ANALYSIS OF PROPOSED CONSENT ORDER
The Federal Trade Commission has accepted an agreement to a proposed consent order from The May Department Stores Company. The proposed respondent is a large retailer that operates over 350 department stores nationwide through eight regional divisions and ten trade names, including Lord & Taylor, Hechts, Strawbridges, Foleys, Robinsons-May, Kaufmanns, Filenes, Famous Barr, L.S. Ayres, and Meier & Frank.
The proposed consent order has been placed on the public record for sixty (60) days for reception of comments by interested persons. Comments received during this period will become part of the public record. After sixty (60) days, the Commission will again review the agreement and the comments received and will decide whether it should withdraw from the agreement and take other appropriate action or make final the agreements proposed order.
The Commissions complaint alleges several unfair or deceptive acts or practices related to the proposed respondents policy of inducing consumers who have filed for bankruptcy protection to sign agreements reaffirming debts owed to proposed respondent prior to the filing of the bankruptcy petition. The complaint charges that the proposed respondent: falsely represented to consumers that signed reaffirmation agreements would be filed with the bankruptcy courts, as required by the United States Bankruptcy Code; falsely represented to consumers that debts associated with unfiled reaffirmation agreements, or agreements that were filed but not approved by the bankruptcy courts, were legally binding on the consumers; and unfairly collected debts that it was not permitted by law to collect. The proposed consent order contains provisions designed to remedy the violations charged and to prevent the proposed respondent from engaging in similar acts in the future.
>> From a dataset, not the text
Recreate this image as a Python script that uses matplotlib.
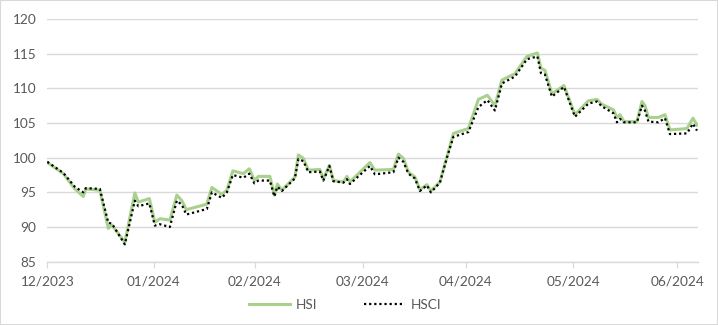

The proposed consent order preserves the Commissions right to seek consumer redress if the Commission determines that redress to consumers provided through related named and unnamed legal actions is not adequate.
Part I of the proposed order prohibits the proposed respondent from misrepresenting to consumers who have filed petitions for bankruptcy protection under the United States Bankruptcy Code that (A) reaffirmation agreements will be filed in bankruptcy court; or (B) any reaffirmation agreement is legally binding on the consumer. Part I.C of the proposed order prohibits the proposed respondent from taking any action to collect any debt (including any interest, fee, charge, or expense incidental to the principal obligation) that has been legally discharged in bankruptcy proceedings and that the proposed respondent is not permitted by law to collect. Part II of the proposed order prohibits the proposed respondent from making any material misrepresentation in the collection of any debt subject to a pending bankruptcy proceeding.
Part III of the proposed order contains record keeping requirements for materials that demonstrate the compliance of the proposed respondent with the proposed order. Part IV requires distribution of a copy of the consent decree to certain current and future personnel who have responsibilities related to collecting debts subject to bankruptcy proceedings.
Part V provides for Commission notification upon any change in the corporate respondent affecting compliance obligations arising under the order. Part VI requires the proposed respondent to notify the Commission of proposed settlement terms in related actions filed by various named and unnamed parties. Part VII requires the filing of compliance report(s). Finally, Part VIII provides for the termination of the order after twenty years under certain circumstances.
The purpose of this analysis is to facilitate public comment on the proposed order, and it is not intended to constitute an official interpretation of the agreement and proposed order or to modify in any way their terms.